━━━━━ Supplied entries ━━━━━
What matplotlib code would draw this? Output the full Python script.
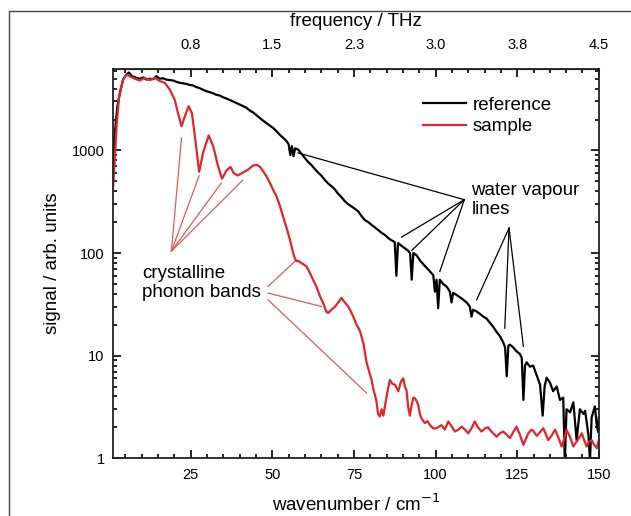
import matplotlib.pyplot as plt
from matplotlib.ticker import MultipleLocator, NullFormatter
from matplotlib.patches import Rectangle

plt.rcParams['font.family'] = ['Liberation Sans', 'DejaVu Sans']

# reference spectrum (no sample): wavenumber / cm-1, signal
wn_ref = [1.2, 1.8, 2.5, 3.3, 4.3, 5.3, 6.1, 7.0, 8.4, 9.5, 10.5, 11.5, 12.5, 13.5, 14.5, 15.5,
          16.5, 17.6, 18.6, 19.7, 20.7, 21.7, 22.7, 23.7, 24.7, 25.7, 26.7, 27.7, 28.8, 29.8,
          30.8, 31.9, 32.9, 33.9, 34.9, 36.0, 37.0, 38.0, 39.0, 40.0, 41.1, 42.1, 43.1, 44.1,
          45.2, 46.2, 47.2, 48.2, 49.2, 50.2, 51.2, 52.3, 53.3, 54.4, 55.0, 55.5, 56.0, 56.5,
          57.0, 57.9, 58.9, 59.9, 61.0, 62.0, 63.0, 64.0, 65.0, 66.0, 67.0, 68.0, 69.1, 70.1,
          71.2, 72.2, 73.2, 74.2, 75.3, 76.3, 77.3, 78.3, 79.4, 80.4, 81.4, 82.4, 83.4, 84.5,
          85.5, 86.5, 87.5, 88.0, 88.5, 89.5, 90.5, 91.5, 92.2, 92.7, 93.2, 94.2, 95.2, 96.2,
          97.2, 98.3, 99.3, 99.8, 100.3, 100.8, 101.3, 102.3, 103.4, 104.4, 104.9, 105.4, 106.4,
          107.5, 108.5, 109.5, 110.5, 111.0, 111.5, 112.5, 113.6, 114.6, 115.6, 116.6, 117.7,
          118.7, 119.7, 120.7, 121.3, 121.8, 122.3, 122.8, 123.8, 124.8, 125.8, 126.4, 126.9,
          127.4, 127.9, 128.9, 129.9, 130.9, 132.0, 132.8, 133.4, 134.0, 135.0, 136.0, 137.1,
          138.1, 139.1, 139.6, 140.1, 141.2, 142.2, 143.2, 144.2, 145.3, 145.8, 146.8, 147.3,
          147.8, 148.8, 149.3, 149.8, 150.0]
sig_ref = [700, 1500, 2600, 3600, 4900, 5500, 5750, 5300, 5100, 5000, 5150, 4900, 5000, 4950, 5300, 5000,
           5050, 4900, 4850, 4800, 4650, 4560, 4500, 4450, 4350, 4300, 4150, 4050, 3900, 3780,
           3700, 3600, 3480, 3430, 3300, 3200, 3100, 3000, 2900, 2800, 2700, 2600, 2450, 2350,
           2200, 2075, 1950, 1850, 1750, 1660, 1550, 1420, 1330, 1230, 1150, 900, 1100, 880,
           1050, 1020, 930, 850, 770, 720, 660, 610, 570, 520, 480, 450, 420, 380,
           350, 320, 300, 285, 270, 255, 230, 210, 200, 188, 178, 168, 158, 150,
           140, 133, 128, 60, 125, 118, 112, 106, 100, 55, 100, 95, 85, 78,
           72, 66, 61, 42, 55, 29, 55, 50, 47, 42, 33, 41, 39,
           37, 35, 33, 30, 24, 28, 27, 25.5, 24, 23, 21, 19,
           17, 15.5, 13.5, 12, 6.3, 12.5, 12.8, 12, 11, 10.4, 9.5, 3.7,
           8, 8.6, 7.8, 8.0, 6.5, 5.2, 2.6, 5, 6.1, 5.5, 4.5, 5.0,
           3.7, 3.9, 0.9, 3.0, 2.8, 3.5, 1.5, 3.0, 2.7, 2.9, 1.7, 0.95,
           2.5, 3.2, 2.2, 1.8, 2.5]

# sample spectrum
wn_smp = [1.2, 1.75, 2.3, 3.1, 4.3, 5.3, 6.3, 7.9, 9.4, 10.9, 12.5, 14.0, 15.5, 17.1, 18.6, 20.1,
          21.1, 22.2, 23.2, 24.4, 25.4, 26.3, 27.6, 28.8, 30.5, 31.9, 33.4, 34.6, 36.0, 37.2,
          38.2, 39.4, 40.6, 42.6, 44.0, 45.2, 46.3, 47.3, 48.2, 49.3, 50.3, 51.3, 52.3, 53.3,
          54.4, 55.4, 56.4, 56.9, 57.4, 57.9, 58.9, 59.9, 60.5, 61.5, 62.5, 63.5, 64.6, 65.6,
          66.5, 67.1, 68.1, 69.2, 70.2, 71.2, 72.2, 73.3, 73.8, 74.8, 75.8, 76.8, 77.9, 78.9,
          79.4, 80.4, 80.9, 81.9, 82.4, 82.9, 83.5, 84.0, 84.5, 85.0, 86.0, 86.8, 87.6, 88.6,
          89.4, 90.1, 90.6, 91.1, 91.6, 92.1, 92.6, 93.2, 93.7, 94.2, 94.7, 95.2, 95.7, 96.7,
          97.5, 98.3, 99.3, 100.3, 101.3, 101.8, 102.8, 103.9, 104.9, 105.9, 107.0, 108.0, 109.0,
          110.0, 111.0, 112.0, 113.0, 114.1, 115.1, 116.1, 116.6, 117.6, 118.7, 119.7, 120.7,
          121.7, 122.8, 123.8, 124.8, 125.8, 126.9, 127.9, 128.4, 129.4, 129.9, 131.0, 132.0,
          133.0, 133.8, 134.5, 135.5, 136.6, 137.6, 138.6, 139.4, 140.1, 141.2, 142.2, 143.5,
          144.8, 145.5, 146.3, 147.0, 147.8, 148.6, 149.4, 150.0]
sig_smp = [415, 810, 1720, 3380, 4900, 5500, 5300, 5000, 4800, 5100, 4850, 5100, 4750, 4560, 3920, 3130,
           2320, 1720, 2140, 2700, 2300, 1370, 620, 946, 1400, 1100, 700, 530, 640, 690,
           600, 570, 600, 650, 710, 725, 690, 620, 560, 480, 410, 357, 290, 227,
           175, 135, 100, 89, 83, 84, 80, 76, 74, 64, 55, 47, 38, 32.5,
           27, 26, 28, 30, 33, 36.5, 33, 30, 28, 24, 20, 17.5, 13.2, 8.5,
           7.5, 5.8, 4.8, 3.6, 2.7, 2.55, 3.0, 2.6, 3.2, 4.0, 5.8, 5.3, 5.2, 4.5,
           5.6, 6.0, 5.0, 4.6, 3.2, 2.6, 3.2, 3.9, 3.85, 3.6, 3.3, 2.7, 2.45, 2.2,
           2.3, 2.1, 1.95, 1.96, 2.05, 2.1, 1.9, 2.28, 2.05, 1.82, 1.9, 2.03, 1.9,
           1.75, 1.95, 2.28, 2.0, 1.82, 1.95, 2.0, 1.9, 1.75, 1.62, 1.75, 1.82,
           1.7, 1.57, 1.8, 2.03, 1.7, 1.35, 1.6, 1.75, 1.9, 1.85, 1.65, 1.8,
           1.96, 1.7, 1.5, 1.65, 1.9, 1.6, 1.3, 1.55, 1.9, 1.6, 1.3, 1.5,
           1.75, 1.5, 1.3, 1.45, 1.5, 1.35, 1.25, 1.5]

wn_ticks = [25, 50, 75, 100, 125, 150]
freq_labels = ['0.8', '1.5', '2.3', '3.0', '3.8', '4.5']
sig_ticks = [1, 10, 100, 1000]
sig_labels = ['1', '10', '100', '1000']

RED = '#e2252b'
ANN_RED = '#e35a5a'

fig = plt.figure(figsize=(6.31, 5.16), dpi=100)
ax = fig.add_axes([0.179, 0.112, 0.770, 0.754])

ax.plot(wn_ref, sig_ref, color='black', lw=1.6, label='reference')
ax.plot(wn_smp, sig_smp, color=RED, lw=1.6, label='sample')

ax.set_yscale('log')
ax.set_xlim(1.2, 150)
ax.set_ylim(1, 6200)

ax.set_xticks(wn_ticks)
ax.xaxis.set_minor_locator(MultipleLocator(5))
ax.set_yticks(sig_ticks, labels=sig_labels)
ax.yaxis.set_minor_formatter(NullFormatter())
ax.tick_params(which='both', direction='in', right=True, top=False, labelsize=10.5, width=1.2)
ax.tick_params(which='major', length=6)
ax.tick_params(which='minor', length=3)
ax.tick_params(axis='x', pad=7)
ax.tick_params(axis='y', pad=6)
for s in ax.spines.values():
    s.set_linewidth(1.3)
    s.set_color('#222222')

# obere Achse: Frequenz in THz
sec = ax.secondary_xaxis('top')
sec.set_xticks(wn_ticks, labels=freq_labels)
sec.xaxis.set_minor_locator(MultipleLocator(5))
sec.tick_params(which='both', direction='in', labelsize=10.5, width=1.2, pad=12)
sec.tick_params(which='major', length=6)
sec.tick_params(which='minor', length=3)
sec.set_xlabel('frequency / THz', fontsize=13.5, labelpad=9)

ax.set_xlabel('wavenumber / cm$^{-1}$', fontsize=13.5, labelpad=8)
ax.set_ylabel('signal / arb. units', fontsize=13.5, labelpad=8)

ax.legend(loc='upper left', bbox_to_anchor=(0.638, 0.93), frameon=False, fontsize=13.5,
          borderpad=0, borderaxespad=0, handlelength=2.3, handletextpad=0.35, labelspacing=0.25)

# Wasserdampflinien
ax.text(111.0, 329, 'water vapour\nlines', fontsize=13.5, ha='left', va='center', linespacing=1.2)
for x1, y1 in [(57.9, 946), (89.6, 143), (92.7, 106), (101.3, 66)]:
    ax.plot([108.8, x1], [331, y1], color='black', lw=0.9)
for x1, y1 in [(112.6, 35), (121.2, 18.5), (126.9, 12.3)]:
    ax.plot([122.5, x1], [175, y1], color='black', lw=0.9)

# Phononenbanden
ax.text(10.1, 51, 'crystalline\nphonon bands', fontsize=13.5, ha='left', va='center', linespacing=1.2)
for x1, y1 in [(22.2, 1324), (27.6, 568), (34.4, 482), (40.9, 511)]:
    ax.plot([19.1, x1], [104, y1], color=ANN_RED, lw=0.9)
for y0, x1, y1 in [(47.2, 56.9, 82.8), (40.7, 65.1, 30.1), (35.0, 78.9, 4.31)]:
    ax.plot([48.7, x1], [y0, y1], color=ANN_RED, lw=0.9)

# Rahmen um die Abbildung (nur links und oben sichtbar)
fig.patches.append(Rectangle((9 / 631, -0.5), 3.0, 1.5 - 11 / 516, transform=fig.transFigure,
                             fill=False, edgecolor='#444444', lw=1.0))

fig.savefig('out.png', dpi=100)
━━━━━
━━━━━ Supplied entries ━━━━━
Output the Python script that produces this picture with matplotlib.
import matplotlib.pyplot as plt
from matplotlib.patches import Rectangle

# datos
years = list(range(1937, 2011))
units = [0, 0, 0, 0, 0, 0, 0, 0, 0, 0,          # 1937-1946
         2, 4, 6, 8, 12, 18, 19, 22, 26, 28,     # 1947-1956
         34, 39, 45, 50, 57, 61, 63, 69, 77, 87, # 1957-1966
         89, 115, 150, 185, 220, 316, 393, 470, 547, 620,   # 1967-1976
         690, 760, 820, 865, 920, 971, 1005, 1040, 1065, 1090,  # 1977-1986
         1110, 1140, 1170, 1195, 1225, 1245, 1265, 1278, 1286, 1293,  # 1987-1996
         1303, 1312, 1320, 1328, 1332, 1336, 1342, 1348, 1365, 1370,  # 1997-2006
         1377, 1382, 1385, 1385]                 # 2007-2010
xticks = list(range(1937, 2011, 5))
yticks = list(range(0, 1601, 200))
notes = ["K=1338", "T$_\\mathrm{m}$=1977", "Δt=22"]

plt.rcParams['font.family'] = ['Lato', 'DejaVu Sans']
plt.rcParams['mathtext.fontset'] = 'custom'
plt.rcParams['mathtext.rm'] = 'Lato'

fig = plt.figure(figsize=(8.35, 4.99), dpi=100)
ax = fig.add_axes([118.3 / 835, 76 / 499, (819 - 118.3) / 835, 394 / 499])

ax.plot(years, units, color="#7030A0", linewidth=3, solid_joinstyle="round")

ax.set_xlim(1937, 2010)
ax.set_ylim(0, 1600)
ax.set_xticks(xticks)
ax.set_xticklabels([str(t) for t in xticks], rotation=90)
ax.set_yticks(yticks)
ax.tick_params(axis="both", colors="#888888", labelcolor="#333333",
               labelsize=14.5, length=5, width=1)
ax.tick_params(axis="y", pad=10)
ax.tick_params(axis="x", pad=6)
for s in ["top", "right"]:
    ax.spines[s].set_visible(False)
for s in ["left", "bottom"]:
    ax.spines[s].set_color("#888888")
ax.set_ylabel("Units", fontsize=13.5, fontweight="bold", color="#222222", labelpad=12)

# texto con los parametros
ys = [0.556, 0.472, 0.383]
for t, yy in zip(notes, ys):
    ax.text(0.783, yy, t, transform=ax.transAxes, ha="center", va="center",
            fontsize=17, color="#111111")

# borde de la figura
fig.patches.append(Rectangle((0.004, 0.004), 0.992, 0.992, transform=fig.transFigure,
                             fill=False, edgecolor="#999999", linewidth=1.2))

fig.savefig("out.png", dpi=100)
━━━━━
━━━━━ Supplied entries ━━━━━
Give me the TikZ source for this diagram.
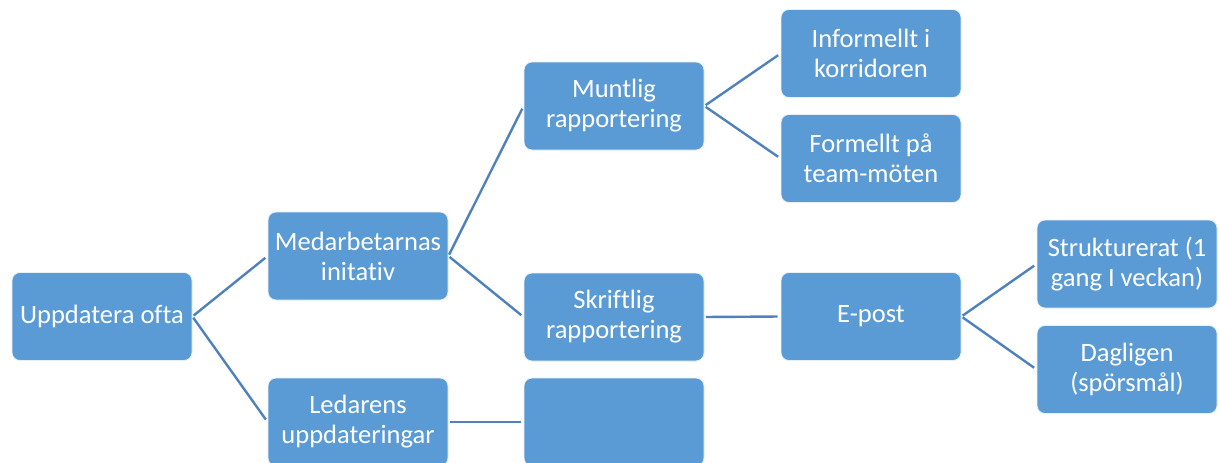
━━━━━
Your instructions: Omit all pictures and repeat exactly the lines from the one containing "What matplotlib code" through the one containing "plt.rcParams['font.family'] = ['Liberation", ends included, with nothing added.

Exercise result:
What matplotlib code would draw this? Output the full Python script.
import matplotlib.pyplot as plt
from matplotlib.ticker import MultipleLocator, NullFormatter
from matplotlib.patches import Rectangle

plt.rcParams['font.family'] = ['Liberation Sans', 'DejaVu Sans']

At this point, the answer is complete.